Joc Pederson makes return to Los Angeles, receives World Series ring
Just over a month ago, the Cubs experienced a hero’s return when Kyle Schwarber and Jon Lester came back to Wrigley Field as members of the Nationals.
Thursday night in Los Angeles, it was time for a current Cub to experience a homecoming of his own.
Joc Pederson, who spent the first seven years of his career as a Dodger, made his first trip back to Dodger Stadium as a member of the Cubs as the teams opened a four-game set.
“It’s a little different for sure,” Pederson said. “Coming through a different entrance, gotta park somewhere else, different locker room and all that.
“It’s definitely different, but when you step out on the field, it’s a special feeling, iconic stadium, so it’s pretty awesome.”
Pederson’s return is extra special, though, as he received his 2020 World Series championship ring prior to Thursday night’s game. His brother, Champ, also received a World Series ring.
Pederson was a key cog for the Dodgers en route to winning their first World Series in 32 years. He started 10 games in the Dodgers’ playoff run, slashing .382/.432/.559 with 2 home runs and 8 RBI.

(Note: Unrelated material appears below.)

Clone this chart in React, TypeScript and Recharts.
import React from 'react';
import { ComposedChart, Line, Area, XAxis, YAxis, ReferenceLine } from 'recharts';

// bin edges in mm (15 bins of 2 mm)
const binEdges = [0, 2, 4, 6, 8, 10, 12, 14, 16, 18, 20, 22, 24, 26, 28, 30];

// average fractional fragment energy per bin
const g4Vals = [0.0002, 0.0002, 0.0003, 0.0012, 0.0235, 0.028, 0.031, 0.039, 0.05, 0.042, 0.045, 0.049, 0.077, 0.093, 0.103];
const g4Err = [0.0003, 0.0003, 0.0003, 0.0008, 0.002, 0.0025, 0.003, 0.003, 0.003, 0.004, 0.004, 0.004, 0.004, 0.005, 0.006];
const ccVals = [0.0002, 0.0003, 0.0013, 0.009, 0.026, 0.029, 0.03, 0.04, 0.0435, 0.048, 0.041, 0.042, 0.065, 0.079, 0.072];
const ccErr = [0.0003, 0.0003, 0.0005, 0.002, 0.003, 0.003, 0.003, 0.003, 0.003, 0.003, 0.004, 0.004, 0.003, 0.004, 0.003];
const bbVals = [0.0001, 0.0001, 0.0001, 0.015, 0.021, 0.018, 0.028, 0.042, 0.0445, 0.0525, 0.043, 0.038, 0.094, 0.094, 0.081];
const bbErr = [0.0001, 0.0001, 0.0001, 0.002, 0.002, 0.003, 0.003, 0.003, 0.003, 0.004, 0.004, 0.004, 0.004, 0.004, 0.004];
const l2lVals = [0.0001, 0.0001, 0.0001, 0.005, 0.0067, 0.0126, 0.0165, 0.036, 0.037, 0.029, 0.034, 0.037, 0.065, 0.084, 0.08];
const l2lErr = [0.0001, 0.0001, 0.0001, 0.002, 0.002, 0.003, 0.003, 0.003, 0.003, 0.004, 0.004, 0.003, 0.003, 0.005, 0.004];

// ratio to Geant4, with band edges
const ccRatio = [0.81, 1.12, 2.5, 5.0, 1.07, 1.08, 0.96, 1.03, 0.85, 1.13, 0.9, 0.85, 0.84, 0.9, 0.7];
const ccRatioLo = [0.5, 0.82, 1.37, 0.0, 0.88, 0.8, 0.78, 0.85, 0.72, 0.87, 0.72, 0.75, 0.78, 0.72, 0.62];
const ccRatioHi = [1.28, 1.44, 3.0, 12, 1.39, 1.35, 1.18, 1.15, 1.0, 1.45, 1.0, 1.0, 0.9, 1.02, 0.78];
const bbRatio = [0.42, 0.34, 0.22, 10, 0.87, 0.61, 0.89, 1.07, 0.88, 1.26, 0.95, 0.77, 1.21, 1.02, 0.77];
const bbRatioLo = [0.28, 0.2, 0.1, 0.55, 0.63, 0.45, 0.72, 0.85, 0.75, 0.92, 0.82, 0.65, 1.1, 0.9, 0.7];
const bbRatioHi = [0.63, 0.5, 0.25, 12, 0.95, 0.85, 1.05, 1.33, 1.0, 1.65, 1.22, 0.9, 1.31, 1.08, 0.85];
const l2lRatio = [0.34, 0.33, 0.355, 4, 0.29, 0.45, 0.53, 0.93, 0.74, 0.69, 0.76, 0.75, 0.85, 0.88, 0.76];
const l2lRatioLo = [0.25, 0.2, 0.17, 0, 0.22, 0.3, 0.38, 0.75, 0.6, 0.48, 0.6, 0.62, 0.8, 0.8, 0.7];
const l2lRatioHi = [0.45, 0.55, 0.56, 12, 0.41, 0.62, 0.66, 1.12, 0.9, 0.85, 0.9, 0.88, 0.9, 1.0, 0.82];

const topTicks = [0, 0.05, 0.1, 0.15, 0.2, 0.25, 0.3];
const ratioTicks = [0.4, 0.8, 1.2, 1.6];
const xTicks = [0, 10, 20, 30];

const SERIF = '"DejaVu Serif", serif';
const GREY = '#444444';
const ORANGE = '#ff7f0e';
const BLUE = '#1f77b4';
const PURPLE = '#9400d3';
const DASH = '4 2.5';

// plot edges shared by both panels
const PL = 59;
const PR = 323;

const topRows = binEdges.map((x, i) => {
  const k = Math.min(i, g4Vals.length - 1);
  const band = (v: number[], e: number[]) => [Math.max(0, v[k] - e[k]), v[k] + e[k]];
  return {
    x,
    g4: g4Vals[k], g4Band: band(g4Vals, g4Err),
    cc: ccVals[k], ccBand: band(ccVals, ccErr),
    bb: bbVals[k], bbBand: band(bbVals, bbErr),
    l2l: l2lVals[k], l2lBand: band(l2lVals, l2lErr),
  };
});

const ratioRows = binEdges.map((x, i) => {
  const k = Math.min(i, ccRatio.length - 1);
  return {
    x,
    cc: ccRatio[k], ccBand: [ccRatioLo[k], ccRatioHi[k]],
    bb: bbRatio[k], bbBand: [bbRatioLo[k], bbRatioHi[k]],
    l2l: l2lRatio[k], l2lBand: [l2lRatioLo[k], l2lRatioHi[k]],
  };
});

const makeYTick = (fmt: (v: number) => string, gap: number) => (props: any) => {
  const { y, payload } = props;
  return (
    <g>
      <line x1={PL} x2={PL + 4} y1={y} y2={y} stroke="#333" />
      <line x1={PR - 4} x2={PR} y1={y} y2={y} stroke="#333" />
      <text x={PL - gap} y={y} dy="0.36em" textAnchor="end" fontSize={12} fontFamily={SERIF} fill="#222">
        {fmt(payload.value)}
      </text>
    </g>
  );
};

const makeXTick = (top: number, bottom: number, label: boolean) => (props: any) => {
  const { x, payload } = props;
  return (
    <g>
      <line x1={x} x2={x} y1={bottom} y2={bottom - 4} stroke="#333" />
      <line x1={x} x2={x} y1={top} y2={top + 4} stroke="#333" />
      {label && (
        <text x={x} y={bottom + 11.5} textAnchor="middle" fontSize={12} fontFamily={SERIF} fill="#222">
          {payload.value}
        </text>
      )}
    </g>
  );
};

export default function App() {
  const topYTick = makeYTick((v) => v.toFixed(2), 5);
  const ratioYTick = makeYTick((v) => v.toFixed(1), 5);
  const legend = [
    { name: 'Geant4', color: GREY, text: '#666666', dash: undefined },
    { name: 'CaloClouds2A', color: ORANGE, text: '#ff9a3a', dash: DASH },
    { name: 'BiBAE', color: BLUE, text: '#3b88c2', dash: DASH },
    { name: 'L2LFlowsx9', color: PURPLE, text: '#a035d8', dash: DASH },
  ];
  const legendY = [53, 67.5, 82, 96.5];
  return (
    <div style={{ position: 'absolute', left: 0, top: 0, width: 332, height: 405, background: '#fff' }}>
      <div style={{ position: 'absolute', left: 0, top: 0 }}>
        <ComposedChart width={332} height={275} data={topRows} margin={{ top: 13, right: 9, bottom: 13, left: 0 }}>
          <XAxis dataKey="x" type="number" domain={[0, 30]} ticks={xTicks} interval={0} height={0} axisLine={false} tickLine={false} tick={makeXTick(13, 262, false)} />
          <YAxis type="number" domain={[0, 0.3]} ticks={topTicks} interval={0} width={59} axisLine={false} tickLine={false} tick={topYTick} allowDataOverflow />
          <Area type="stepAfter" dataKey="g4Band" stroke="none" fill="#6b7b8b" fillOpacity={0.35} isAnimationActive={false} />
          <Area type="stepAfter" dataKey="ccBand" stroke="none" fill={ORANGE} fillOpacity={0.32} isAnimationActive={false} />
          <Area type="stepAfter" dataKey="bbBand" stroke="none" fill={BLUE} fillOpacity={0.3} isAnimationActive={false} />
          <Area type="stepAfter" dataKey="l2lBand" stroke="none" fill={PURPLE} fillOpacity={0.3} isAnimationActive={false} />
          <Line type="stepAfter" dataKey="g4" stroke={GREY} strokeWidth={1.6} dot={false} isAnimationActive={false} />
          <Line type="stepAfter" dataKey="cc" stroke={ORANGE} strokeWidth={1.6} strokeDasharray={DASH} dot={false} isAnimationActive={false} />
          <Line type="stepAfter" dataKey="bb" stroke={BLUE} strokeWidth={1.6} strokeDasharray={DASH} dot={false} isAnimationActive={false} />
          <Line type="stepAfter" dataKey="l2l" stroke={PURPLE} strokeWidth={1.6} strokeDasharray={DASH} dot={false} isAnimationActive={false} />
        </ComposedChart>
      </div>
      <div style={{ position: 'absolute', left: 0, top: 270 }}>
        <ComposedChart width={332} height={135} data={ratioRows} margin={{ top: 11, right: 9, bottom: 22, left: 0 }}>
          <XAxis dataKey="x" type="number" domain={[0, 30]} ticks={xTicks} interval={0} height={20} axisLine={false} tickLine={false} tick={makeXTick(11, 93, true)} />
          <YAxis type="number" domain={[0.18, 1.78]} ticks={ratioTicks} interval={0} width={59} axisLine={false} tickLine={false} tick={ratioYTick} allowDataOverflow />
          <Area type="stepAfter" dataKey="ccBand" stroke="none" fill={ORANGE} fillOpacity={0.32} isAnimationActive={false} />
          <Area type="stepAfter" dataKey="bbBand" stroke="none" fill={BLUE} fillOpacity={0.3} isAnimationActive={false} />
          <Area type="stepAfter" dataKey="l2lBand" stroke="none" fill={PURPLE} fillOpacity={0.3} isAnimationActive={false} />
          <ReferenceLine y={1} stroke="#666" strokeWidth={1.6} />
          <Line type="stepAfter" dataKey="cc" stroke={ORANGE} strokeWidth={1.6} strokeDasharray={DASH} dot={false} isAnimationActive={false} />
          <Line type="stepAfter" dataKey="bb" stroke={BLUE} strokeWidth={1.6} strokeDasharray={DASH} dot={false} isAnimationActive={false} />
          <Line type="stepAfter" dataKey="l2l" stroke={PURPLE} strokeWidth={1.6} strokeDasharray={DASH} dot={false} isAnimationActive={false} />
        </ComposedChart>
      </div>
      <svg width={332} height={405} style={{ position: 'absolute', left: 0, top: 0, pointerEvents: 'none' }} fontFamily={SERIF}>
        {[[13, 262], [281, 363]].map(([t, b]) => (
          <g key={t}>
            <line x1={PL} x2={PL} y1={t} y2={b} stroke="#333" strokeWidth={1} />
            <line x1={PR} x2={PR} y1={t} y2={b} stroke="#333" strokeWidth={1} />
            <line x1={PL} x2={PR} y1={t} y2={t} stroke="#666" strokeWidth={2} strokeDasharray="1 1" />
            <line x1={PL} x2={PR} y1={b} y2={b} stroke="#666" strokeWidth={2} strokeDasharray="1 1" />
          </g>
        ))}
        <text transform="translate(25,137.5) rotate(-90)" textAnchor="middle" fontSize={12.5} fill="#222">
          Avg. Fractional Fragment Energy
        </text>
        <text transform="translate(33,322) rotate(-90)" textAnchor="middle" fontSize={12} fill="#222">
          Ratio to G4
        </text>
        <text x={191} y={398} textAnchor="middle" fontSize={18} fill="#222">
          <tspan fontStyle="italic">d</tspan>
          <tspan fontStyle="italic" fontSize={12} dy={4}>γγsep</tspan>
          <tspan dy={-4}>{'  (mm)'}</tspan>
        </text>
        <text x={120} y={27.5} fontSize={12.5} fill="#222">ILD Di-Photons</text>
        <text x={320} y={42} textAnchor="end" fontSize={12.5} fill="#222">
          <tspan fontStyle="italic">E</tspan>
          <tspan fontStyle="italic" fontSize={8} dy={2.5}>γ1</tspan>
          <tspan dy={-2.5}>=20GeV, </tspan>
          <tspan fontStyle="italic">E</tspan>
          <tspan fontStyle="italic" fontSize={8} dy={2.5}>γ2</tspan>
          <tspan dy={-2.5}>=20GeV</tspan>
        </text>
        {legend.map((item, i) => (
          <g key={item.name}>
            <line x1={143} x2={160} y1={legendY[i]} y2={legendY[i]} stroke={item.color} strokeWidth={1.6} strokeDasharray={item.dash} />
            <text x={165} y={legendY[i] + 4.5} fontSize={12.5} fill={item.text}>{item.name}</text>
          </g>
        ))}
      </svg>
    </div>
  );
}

“[He’s] been around a lot of winning here,” David Ross said. “I’m excited for him to get the moment. It’s special. I mean you wanna win, but that hardware kinda finalizes it a little bit. It’ll be nice for him to get that ring.”

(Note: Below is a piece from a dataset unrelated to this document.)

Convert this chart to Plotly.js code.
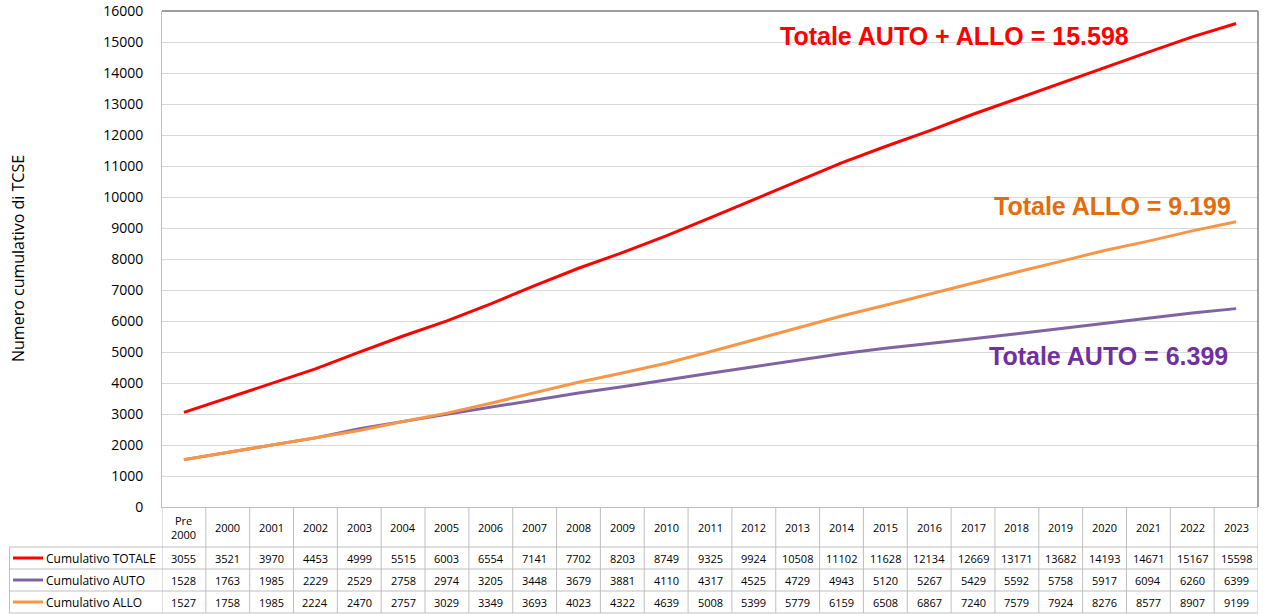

Pederson’s exploits in October are extra special for Dodger fans. He has a career .852 OPS in the playoffs with 9 home runs and 20 RBI in 64 games. His feats had Dodgers fans dubbing playoff time “Joctober”.

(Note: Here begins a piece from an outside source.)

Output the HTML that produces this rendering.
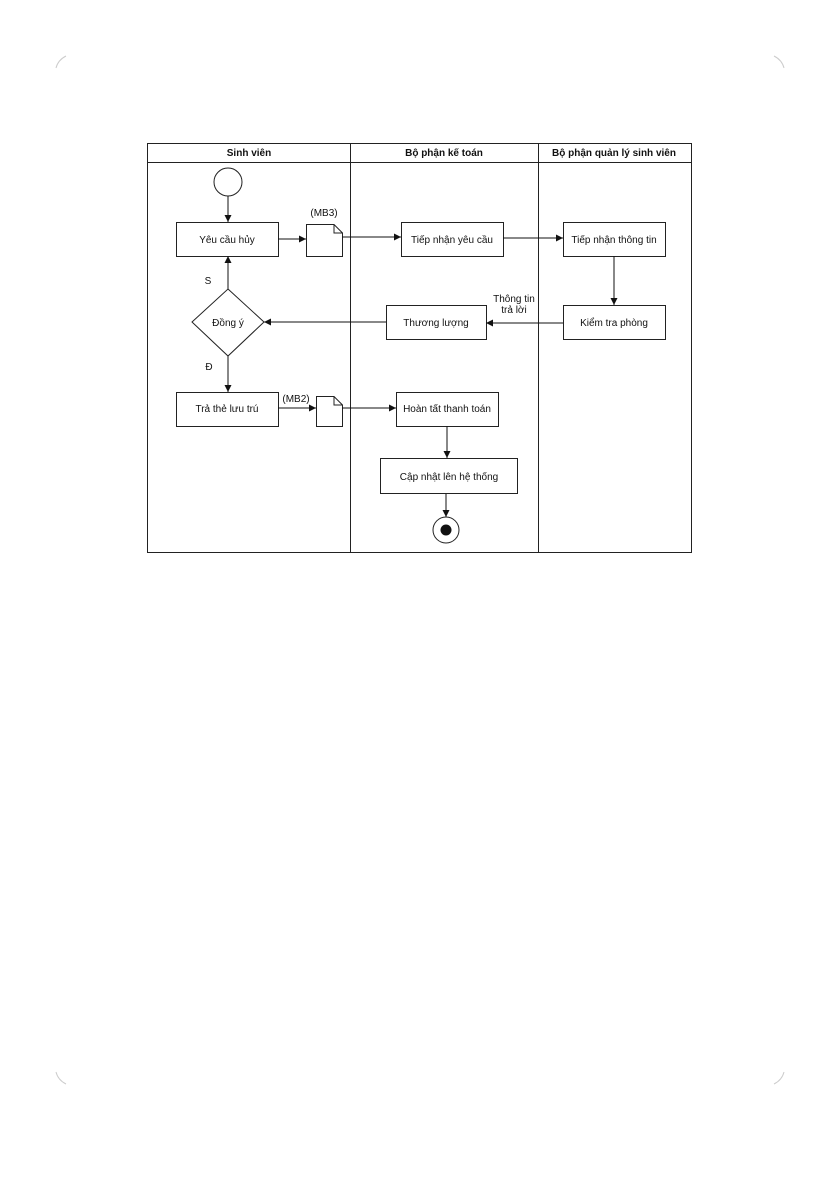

“I just gotta try to do my best to enjoy it and take in the moment,” Pederson said. “Obviously didn’t get to do a celebration with all the fans for the World Series, which was unfortunate. Just embrace all the memories that we had and the parade that we didn’t get to have.”
But the Cubs gave Pederson something he didn’t have in Los Angeles: the opportunity to be an everyday player. With the Dodgers, Pederson served primarily as a platoon outfielder, starting against righties, and sitting against lefties.
With the Cubs, he’s been a leadoff hitter against righties and moved down in the order against lefties. He’s hitting .297 against left-handed starting pitching with the Cubs.
“You definitely get to stay in a rhythm,” Pederson said. “When you’re going good, it’s definitely nice to get more at-bats and whatnot.”